Der Europarat fordert seine Mitgliedstaaten auf, Gefangene aus Guantánamo aufzunehmen. Heißt das, die USA aus der Verantwortung zu entlassen?
Nein. Die USA haben dieses völkerrechtswidrige Lager geschaffen, und nun liegt bei Washington die Hauptverantwortung für die Schließung dieser Einrichtung. Deutschland und andere europäische Länder sollten aber akzeptieren, dass manche der Inhaftierten nicht in den USA bleiben wollen und wegen Foltergefahr nicht in ihre Heimat zurückkehren können. Bei der Lösung dieser Problemfälle sollten wir aus humanitären Gründen einen Beitrag leisten.
Bundesinnenminister Wolfgang Schäuble (CDU) hat anfangs eine restriktive Haltung in dieser Frage betont. Wie sehen Sie das als Mitglied des Menschenrechtsauschusses?
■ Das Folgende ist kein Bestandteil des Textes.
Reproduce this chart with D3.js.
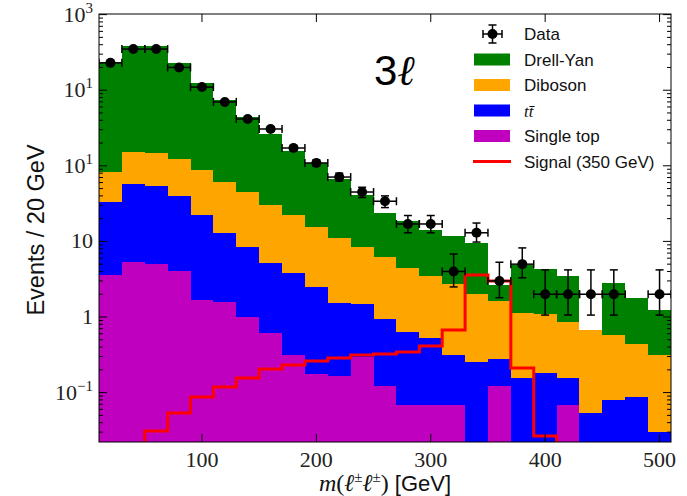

Minister Schäuble wollte mit gutem Grund darauf hinweisen, dass in Guantánamo in erster Linie die USA gefordert sind. Inzwischen zeigt sich der Innenminister offener und sagt zu Recht, die Schließung des Gefängnisses werde nicht an der Weigerung Deutschlands scheitern, im europäischen Verbund Häftlinge ins Land zu lassen. Im Übrigen mutet es seltsam an, dass ausgerechnet Außenminister Frank-Walter Steinmeier dieses Thema forciert, wo er doch einst als Kanzleramtschef die Rückkehr des Guantánamo-Insassen Murat Kurnaz verhindert hat.
Ist die Aufnahme von Guantánamo-Häftlingen als Goodwill-Aktion Eu- ropas für US-Präsident Obama gedacht?
Es ist egal, unter welchem US-Präsidenten das Lager geschlossen wird. Diese Einrichtung ist rechtsstaatlich nicht akzeptabel und muss deshalb unbedingt dicht gemacht werden.
Nach welchen Kriterien sollten Guantanamo-Gefangene beurteilt und aufgenommen werden?
Ob über den Status nach dem Asyl- oder Aufenthaltsrecht entschieden wird, ist im Einzelfall zu klären. Zuerst sollten jene willkommen sein, die erwiesenermaßen fälschlicherweise unter Terrorverdacht gestellt wurden. Andere Häftlinge sollten nicht pauschal als "gefährlich" eingestuft werden. Ein solcher Vorwurf muss bei jeder Person sehr gut untermauert werden.
Haben der Bundestagsausschuss und der Europarat überhaupt Einfluss in Sachen Guantánamo?
Der Menschenrechtsausschuss des Bundestages hat einstimmig gefordert, auch Deutschland solle ein Stück Verantwortung für die Schließung von Guantánamo übernehmen. An diesem Votum kommt man nicht vorbei. Und man sollte die öffentliche Wirkung nicht unterschätzen, wenn der Europarat wie jetzt bei der Sitzung seiner Parlamentarischen Versammlung mit Nachdruck ein humanitäres Engagement der Europäer verlangt.